La commare secca
“Questo film è stato girato contro di me” diceva Pier Paolo Pasolini nel lontano 1962, non certo con intenti dispregiativi. L’intellettuale bolognese passa all’allievo Bertolucci il soggetto per “La commare secca” che esce nelle sale cinematografiche appena un anno dopo di quel capolavoro chiamato “Accattone”. La pellicola è accolta con calore e trova il sostegno della critica nonché l’onore del plauso di Elsa Morante soprattutto perché riesce a stupire. Chi si aspetta lo sguardo indugiante sulle vicissitudini della classe operaia e proletaria delle borgate romane che Pier Paolo amava illustrare rimarrà infatti deluso. C’è poco Pasolini ne “La commare secca”.
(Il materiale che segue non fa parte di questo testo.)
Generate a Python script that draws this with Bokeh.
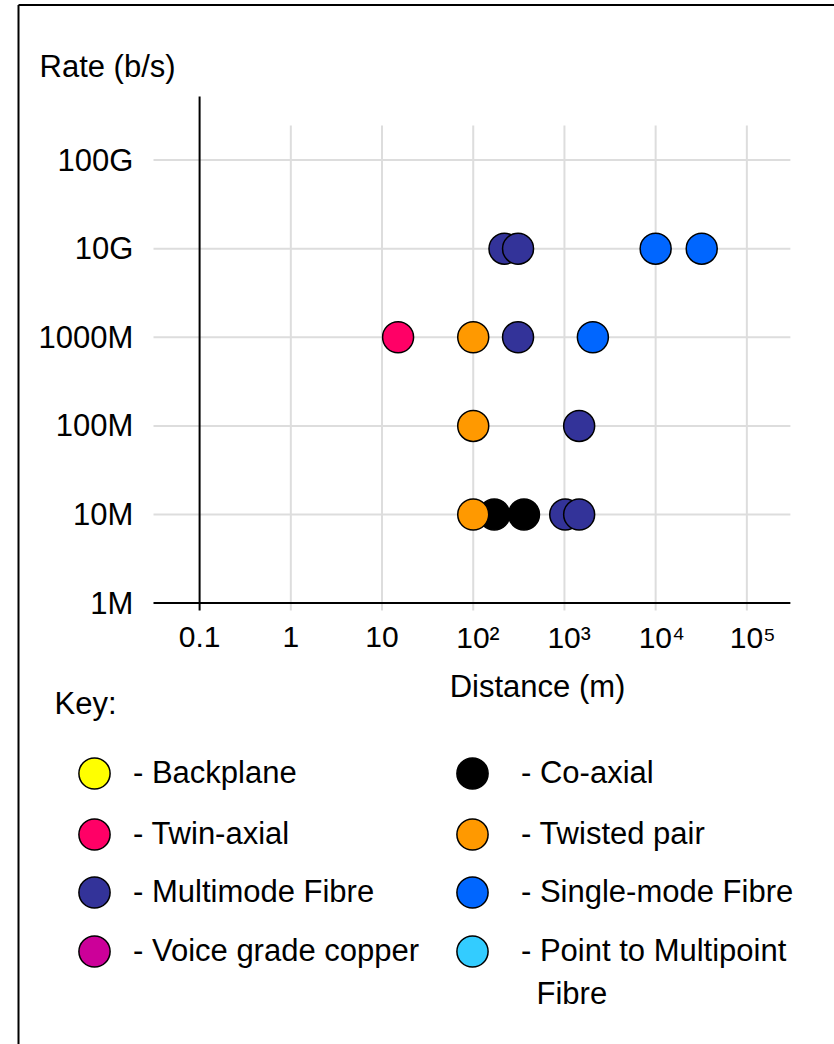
import numpy as np
from bokeh.plotting import figure
from bokeh.models import Label, Legend, LegendItem, Range1d
from bokeh.core.properties import value
from bokeh.embed import file_html
from bokeh.resources import INLINE

# ---------------- data ----------------
categories = ["Backplane", "Twin-axial", "Multimode Fibre", "Voice grade copper",
              "Co-axial", "Twisted pair", "Single-mode Fibre", "Point to Multipoint Fibre"]
colors = ["#FFFF00", "#FF0066", "#333399", "#CC0099",
          "#000000", "#FF9900", "#0066FF", "#33CCFF"]

# distance (m) / rate (b/s) for each medium
backplane_dist, backplane_rate = [], []
twinax_dist, twinax_rate = [15], [1e9]
multimode_dist = [220, 310, 310, 1450, 1020, 1450]
multimode_rate = [1e10, 1e10, 1e9, 1e8, 1e7, 1e7]
voice_dist, voice_rate = [], []
coax_dist, coax_rate = [170, 360], [1e7, 1e7]
twisted_dist, twisted_rate = [100, 100, 100], [1e9, 1e8, 1e7]
singlemode_dist = [10000, 32000, 2050]
singlemode_rate = [1e10, 1e10, 1e9]
ptmp_dist, ptmp_rate = [], []

x_ticks = [0.1, 1, 10, 100, 1000, 10000, 100000]
x_labels = ["0.1", "1", "10", "10²", "10³", "10⁴", "10⁵"]
y_ticks = [1e6, 1e7, 1e8, 1e9, 1e10, 1e11]
y_labels = ["1M", "10M", "100M", "1000M", "10G", "100G"]

series = {
    "Backplane": (backplane_dist, backplane_rate),
    "Twin-axial": (twinax_dist, twinax_rate),
    "Multimode Fibre": (multimode_dist, multimode_rate),
    "Voice grade copper": (voice_dist, voice_rate),
    "Co-axial": (coax_dist, coax_rate),
    "Twisted pair": (twisted_dist, twisted_rate),
    "Single-mode Fibre": (singlemode_dist, singlemode_rate),
    "Point to Multipoint Fibre": (ptmp_dist, ptmp_rate),
}
draw_order = ["Backplane", "Twin-axial", "Voice grade copper", "Point to Multipoint Fibre",
              "Co-axial", "Twisted pair", "Multimode Fibre", "Single-mode Fibre"]

# ---------------- layout / style constants ----------------
FONT = "Liberation Sans"
W, H = 834, 1044
X_START, X_END = 6.563e-4, 9.139e5        # distance range over the page width
Y_START, Y_END = 10.42, 6.328e12          # rate range over the page height
X_AXIS_LEFT = 0.03123                      # left end of horizontal lines
GRID_RIGHT = 3.0e5                         # right end of horizontal lines
Y_AXIS_BOTTOM, Y_AXIS_TOP = 8.25e5, 5.222e11   # vertical axis line extent
GRID_TOP = 2.45e11                         # upper end of vertical grid lines
Y_LABEL_X = 0.0188                         # right edge of rate labels
X_LABEL_Y = 4.09e5                         # vertical centre of distance labels
BORDER_X, BORDER_Y = 1.034e-3, 5.63e12     # outer frame: left and top edges
GRID_COLOR = "#DDDDDD"

p = figure(width=W, height=H, x_axis_type="log", y_axis_type="log",
           x_range=Range1d(X_START, X_END), y_range=Range1d(Y_START, Y_END),
           x_axis_location=None, y_axis_location=None, min_border=0,
           output_backend="svg", toolbar_location=None,
           outline_line_color=None, background_fill_color="white",
           border_fill_color="white")
p.grid.visible = False

# outer frame (top and left edges)
p.segment(x0=[BORDER_X, BORDER_X], y0=[BORDER_Y, BORDER_Y],
          x1=[X_END, BORDER_X], y1=[BORDER_Y, Y_START],
          line_color="black", line_width=2)

# grid lines
gx = x_ticks[1:]
p.segment(x0=gx, y0=[Y_AXIS_BOTTOM] * len(gx), x1=gx, y1=[GRID_TOP] * len(gx),
          line_color=GRID_COLOR, line_width=2)
gy = y_ticks[1:]
p.segment(x0=[X_AXIS_LEFT] * len(gy), y0=gy, x1=[GRID_RIGHT] * len(gy), y1=gy,
          line_color=GRID_COLOR, line_width=2)
# axis lines
p.segment(x0=[X_AXIS_LEFT], y0=[y_ticks[0]], x1=[GRID_RIGHT], y1=[y_ticks[0]],
          line_color="black", line_width=2)
p.segment(x0=[x_ticks[0]], y0=[Y_AXIS_BOTTOM], x1=[x_ticks[0]], y1=[Y_AXIS_TOP],
          line_color="black", line_width=2)

# tick labels
p.text(x=[Y_LABEL_X] * len(y_ticks), y=y_ticks, text=y_labels,
       text_font=value(FONT), text_font_size=value("31px"), text_color="black",
       text_align="right", text_baseline="middle")
plain = [i for i, l in enumerate(x_labels) if not l.startswith("10") or l == "10"]
powers = [i for i in range(len(x_labels)) if i not in plain]
p.text(x=[x_ticks[i] for i in plain], y=[X_LABEL_Y] * len(plain),
       text=[x_labels[i] for i in plain],
       text_font=value(FONT), text_font_size=value("30px"), text_color="black",
       text_align="center", text_baseline="middle")
p.text(x=[x_ticks[i] for i in powers], y=[X_LABEL_Y] * len(powers),
       text=[x_labels[i] for i in powers], x_offset=-17,
       text_font=value(FONT), text_font_size=value("30px"), text_color="black",
       text_align="left", text_baseline="middle")

# data points
for cat in draw_order:
    d, r = series[cat]
    c = colors[categories.index(cat)]
    p.scatter(x=d, y=r, size=31, marker="circle", fill_color=c,
              line_color="black", line_width=1.5)

# free texts (screen px: x from left, y from bottom)
for txt, x, y, align in (("Rate (b/s)", 39, H - 66, "left"),
                         ("Distance (m)", 537, H - 686, "center"),
                         ("Key:", 54, H - 703, "left"),
                         ("Fibre", 536, H - 993, "left")):
    p.add_layout(Label(x=x, y=y, x_units="screen", y_units="screen",
                       text=txt, text_font=FONT, text_font_size="31px",
                       text_color="black", text_align=align,
                       text_baseline="middle"))

# key (legend)
key_cx = [94, 472]
key_cy = [773, 834, 892, 951]
key_standoff = [0, 10]
GL = 78
for i, cat in enumerate(categories):
    col, row = divmod(i, 4)
    dummy = p.scatter(x=[np.nan], y=[np.nan], size=31, marker="circle",
                      fill_color=colors[i], line_color="black", line_width=1.5)
    lab = "- " + ("Point to Multipoint" if cat == "Point to Multipoint Fibre" else cat)
    leg = Legend(items=[LegendItem(label=lab, renderers=[dummy])],
                 location=(key_cx[col] - GL / 2, H - (key_cy[row] + GL / 2)),
                 orientation="vertical", glyph_width=GL, glyph_height=GL,
                 label_standoff=key_standoff[col], padding=0, margin=0, spacing=0,
                 border_line_color=None, background_fill_alpha=0,
                 label_text_font=FONT, label_text_font_size="31px",
                 label_text_color="black")
    p.add_layout(leg)

open("out.html", "w").write(file_html(p, INLINE))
In una Roma ancora devastata dai problemi dell’ultimo conflitto mondiale, lungo le sponde del Tevere viene rinvenuto il cadavere di una donna, una prostituta. La polizia istruisce delle indagini a riguardo e assume come punto di partenza le deposizioni di alcuni individui che si trovavano sul luogo del delitto approssimativamente nell’arco di tempo in cui era stato effettuato.
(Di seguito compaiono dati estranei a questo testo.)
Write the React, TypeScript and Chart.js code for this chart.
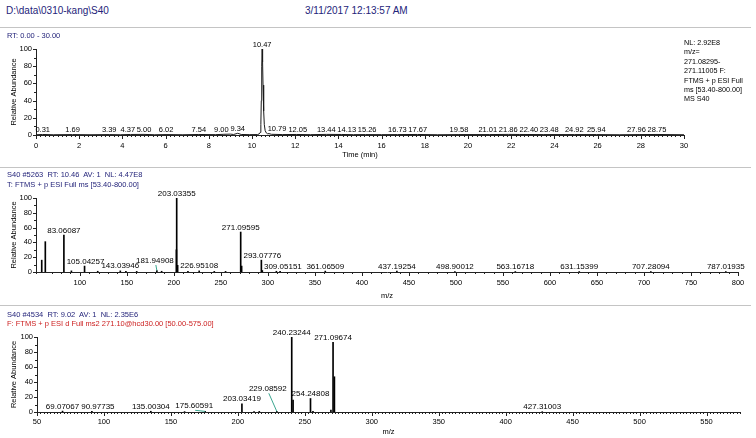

I testimoni mentono alla polizia riguardo il reale andamento dei fatti pur non avendo commesso l’omicidio ma semplicemente per nascondere altre attività illecite cui essi si dedicavano (taccheggio, sfruttamento della prostituzione, etc…), aspetto che per Pasolini sarebbe stato motivo di riflessione sulla condizione socio economica della popolazione umile italiana ma che in Bertolucci carica la pellicola di suggestivi connotati grotteschi.
Se lo scenario di una capitale degradata rimane una costante invariata lo scopo di Bertolucci è quello di ricalcare il profilo psicologico di tutti i protagonisti riuscendo a fornire allo spettatore una galleria di ritratti umani fra falliti e frustrati, mezzane e anime perdute.